Optimism high for quick policy change

More thanĀ 2 months remain until the inauguration of the USA’s president-elect, but already there are signals that Barack Obama will move quickly to make important changes to the nation’s health care policy. Obama has yet to publicly name his picks for key administration posts, including secretary of Health and Human Services and commissioner of the Food and Drug Administration. But members of his transition team indicated this week that once in office, president-elect Obama will likely issue executive orders reversing some Bush administration policies, including restrictions on federal funding of embryonic stem cell research, and rules that limit USA-funded international family-planning groups from discussing abortion, among others.

“There’s a lot that the president can do using his executive authority without waiting for congressional action”, John Podesta, head of Obama’s transition team, told Fox News this week.
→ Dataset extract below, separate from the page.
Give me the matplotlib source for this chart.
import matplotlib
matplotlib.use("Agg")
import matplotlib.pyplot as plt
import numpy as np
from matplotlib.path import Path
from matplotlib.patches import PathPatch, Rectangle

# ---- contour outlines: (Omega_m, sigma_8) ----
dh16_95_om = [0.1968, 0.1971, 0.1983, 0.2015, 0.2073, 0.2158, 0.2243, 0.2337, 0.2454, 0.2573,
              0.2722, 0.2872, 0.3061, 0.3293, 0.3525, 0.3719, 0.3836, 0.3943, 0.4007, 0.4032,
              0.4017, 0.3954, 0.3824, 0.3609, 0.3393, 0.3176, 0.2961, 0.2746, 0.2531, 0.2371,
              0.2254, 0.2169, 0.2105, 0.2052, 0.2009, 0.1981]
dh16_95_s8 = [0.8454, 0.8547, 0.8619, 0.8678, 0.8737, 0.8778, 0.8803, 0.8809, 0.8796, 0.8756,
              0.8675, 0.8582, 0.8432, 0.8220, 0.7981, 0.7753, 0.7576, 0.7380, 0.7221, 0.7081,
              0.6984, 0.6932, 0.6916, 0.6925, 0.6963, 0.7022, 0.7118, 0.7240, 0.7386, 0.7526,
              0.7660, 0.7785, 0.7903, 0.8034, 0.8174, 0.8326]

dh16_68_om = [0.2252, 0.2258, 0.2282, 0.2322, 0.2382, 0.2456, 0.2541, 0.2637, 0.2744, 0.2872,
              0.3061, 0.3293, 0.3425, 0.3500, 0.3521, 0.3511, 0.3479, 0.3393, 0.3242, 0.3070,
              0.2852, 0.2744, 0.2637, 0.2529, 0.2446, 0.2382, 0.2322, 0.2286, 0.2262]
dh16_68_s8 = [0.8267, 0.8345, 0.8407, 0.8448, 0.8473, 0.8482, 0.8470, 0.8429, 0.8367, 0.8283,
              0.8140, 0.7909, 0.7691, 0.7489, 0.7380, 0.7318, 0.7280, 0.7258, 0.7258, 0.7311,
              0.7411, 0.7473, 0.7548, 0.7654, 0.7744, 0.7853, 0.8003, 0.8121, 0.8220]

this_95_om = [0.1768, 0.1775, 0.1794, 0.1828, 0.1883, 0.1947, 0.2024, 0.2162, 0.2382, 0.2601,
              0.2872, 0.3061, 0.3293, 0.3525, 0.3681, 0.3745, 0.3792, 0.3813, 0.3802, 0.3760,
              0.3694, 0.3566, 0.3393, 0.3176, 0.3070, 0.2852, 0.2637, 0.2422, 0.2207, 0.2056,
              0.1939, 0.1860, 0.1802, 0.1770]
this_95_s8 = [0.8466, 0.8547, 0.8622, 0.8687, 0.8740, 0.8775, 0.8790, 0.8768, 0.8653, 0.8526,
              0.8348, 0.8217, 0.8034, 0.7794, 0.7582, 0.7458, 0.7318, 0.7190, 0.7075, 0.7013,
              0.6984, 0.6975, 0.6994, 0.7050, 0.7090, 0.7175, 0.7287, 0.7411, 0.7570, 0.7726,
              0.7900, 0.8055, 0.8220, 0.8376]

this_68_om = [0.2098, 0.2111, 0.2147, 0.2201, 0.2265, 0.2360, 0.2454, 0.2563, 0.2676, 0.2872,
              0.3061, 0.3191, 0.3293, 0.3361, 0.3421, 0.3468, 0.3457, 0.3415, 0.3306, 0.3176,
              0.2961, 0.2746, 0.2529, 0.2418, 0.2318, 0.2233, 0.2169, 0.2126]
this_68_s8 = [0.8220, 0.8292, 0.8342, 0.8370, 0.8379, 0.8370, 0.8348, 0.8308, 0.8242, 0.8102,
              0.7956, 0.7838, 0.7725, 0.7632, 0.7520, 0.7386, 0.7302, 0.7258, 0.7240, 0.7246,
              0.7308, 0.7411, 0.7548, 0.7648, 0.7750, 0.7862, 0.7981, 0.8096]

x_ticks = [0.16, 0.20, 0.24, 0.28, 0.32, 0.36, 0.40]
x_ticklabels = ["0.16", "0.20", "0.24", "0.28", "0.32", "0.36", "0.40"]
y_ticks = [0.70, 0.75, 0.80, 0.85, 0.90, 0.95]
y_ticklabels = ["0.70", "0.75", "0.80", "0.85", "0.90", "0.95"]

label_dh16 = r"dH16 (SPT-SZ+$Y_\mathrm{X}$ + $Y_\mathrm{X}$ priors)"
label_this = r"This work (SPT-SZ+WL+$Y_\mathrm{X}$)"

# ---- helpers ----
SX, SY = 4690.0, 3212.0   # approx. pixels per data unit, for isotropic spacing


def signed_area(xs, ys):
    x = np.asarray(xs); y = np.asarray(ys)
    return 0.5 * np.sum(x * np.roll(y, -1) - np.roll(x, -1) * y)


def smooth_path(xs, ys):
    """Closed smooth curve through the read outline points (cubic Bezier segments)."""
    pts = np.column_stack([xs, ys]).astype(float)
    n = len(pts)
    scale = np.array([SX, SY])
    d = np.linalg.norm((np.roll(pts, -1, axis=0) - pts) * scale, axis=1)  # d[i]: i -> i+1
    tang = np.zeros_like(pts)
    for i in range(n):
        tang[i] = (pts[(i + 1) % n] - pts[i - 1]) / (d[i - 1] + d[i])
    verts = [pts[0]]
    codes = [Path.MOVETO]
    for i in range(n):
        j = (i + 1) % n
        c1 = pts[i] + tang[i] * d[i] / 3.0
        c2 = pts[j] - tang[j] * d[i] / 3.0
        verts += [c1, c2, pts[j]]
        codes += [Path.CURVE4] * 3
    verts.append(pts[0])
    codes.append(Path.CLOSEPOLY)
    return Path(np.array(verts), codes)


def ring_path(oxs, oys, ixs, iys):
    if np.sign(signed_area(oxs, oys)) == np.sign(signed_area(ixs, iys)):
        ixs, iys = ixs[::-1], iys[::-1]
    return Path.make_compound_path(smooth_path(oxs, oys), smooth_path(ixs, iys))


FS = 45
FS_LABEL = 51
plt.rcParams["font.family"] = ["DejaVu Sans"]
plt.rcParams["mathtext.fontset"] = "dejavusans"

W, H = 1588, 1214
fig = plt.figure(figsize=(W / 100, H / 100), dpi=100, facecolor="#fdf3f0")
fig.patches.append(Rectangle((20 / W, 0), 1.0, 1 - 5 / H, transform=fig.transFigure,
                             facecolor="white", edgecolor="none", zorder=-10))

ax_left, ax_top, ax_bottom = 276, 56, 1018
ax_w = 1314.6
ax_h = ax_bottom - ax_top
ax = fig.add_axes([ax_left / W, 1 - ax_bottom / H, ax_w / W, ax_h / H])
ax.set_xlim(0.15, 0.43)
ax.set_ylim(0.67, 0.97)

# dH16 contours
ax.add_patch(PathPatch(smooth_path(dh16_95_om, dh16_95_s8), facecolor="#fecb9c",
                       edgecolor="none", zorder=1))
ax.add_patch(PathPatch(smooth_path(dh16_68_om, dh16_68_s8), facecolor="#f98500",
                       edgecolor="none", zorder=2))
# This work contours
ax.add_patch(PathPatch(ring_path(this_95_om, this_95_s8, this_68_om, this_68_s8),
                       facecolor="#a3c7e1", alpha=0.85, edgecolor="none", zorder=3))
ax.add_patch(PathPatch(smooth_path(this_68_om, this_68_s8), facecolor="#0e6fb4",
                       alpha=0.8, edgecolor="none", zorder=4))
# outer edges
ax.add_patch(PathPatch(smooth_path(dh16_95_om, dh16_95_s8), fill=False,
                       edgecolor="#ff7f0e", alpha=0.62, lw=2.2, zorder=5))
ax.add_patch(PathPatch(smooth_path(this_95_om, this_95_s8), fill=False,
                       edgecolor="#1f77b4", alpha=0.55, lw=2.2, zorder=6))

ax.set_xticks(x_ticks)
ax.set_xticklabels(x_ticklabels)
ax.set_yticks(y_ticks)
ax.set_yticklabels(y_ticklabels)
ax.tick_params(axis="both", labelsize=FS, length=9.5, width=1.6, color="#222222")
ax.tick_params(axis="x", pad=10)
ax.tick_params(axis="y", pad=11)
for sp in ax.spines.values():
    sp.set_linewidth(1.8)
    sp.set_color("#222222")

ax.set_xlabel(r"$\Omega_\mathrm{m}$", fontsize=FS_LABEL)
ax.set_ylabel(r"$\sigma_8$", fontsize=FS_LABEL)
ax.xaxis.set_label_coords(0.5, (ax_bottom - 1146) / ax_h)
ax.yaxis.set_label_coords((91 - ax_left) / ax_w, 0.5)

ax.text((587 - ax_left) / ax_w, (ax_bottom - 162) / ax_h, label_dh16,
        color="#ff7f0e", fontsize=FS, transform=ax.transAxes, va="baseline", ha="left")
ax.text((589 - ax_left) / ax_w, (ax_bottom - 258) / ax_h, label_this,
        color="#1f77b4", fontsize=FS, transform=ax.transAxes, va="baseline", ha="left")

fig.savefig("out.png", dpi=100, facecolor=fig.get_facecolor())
Just days after taking office in 2001, President George W Bush issued an executive order restoring the “Mexico City Policy” adopted in 1984 by then-president Ronald Reagan, which required non-governmental organisations who receive federal funding to agree not to promote abortion as a family-planning method. The policy has become known as the global “gag rule”.
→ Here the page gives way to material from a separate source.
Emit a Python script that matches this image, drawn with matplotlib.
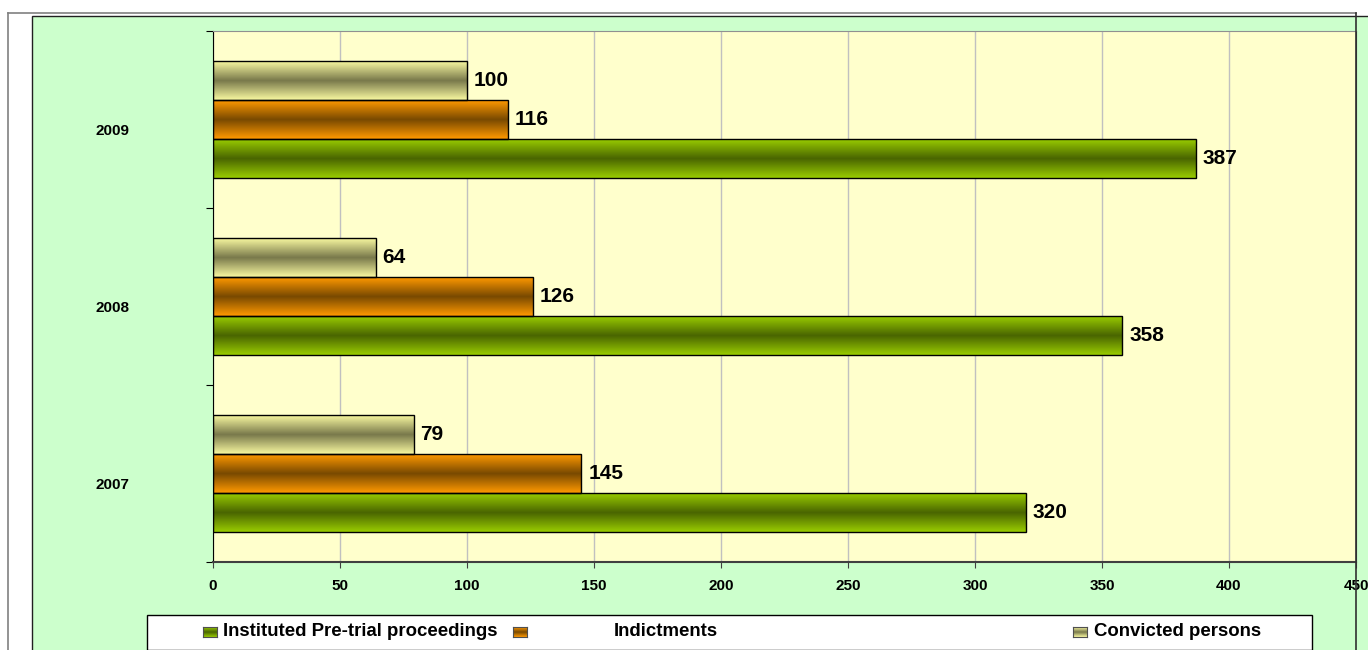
import matplotlib
matplotlib.use("Agg")
import matplotlib.pyplot as plt
import numpy as np
from matplotlib.colors import LinearSegmentedColormap
from matplotlib.patches import Rectangle
from matplotlib.lines import Line2D
from matplotlib.transforms import ScaledTranslation

years = ["2007", "2008", "2009"]
series_names = ["Instituted Pre-trial proceedings", "Indictments", "Convicted persons"]
instituted = [320, 358, 387]
indictments = [145, 126, 116]
convicted = [79, 64, 100]
x_ticks = [0, 50, 100, 150, 200, 250, 300, 350, 400, 450]

# edge colour / centre colour of the striped gradient fill
edge_cols = ["#99CC00", "#FF9900", "#F8F8A0"]
mid_cols = ["#4A6600", "#7A4A00", "#7A7A4C"]

plt.rcParams["font.family"] = ["Liberation Sans", "DejaVu Sans"]
plt.rcParams["font.weight"] = "bold"

fig = plt.figure(figsize=(13.68, 6.5), dpi=100, facecolor="white")
W, H = 1368.0, 650.0

# outer frame and green chart area
fig.patches.append(Rectangle((32 / W, -0.01), 1.0, 1 - 16 / H + 0.01, transform=fig.transFigure,
                             facecolor="#CCFFCC", edgecolor="#202020", lw=1, zorder=-2))
fig.lines.append(Line2D([8 / W, 1356 / W], [1 - 13 / H, 1 - 13 / H], transform=fig.transFigure,
                        color="#808080", lw=1.2, zorder=1))
fig.lines.append(Line2D([8 / W, 8 / W], [0, 1 - 13 / H], transform=fig.transFigure,
                        color="#808080", lw=1.2, zorder=1))
fig.lines.append(Line2D([1356 / W, 1356 / W], [0, 1 - 13 / H], transform=fig.transFigure,
                        color="#303030", lw=1.2, zorder=5))

ax = fig.add_axes([213 / W, 1 - 562 / H, (1356 - 213) / W, (562 - 31) / H])
ax.set_facecolor("#FFFFCC")

y = np.arange(len(years))
h = 0.22
grad = np.concatenate([np.linspace(0, 1, 50), np.linspace(1, 0, 50)]).reshape(-1, 1)

for i, vals in enumerate([instituted, indictments, convicted]):
    cmap = LinearSegmentedColormap.from_list("g%d" % i, [edge_cols[i], mid_cols[i]])
    bars = ax.barh(y + (i - 1) * h, vals, height=h, facecolor="none", edgecolor="black", lw=1, zorder=3)
    for b in bars:
        bx, by, bw, bh = b.get_x(), b.get_y(), b.get_width(), b.get_height()
        im = ax.imshow(grad, extent=[bx, bx + bw, by, by + bh], aspect="auto", cmap=cmap,
                       vmin=0, vmax=1, zorder=2, interpolation="bilinear")
        im.set_clip_path(b)
        ax.annotate(str(bw), (bx + bw, by + bh / 2), xytext=(5, 0), textcoords="offset points",
                    va="center", ha="left", fontsize=15, fontweight="bold", zorder=4)

ax.set_xlim(0, 450)
ax.set_ylim(-0.5, 2.5)
ax.set_xticks(x_ticks)
ax.set_xticklabels([str(t) for t in x_ticks], fontsize=11, fontweight="bold")
ax.tick_params(axis="x", direction="out", length=4, pad=8, color="#404040")
ax.set_yticks([-0.5, 0.5, 1.5, 2.5])
ax.set_yticklabels([])
ax.set_yticks(y, minor=True)
ax.set_yticklabels(years, minor=True, fontsize=11, fontweight="bold")
ax.tick_params(axis="y", which="major", direction="out", length=5)
ax.tick_params(axis="y", which="minor", length=0, pad=60)
# Excel puts the category labels a little below the group centre
for lab in ax.get_yticklabels(minor=True):
    lab.set_transform(lab.get_transform() + ScaledTranslation(0, -0.1, fig.dpi_scale_trans))

ax.grid(axis="x", color="#C0C0C0", lw=1, zorder=1)
ax.set_axisbelow(True)
ax.spines["left"].set_color("black")
ax.spines["bottom"].set_color("#404040")
ax.spines["bottom"].set_linewidth(1.5)
ax.spines["top"].set_color("#909090")
ax.spines["right"].set_color("#303030")

# legend box (Excel-style spacing)
fig.patches.append(Rectangle((147 / W, 0.0), (1312 - 147) / W, (650 - 615) / H, transform=fig.transFigure,
                             facecolor="white", edgecolor="black", lw=1, zorder=-1))
marker_x = [203, 513, 1073]
text_x = [223, 614, 1094]
for i in range(3):
    mk = fig.add_axes([marker_x[i] / W, 1 - 637 / H, 14 / W, 10 / H])
    cmap = LinearSegmentedColormap.from_list("l%d" % i, [edge_cols[i], mid_cols[i]])
    mk.imshow(grad, aspect="auto", cmap=cmap, vmin=0, vmax=1, interpolation="bilinear")
    mk.set_xticks([])
    mk.set_yticks([])
    for s in mk.spines.values():
        s.set_color("#505050")
        s.set_linewidth(0.8)
    fig.text(text_x[i] / W, 1 - 632 / H, series_names[i], fontsize=13.4, fontweight="bold",
             va="center", ha="left", zorder=3)

fig.savefig("out.png", dpi=100, facecolor="white")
Victims of the gag rule include the United Nations Population Fund, which lost some US$200 million in funding in 2002.

Bush also banned funding in 2001 for the harvesting of new stem cells, something he and other conservatives believe immoral. The ban essentially stagnated the country’s stem-cell research industry, which has been surpassed by research in less-regulated countries like China. Earlier this year, Bush vetoed a Senate bill to remove the restrictions.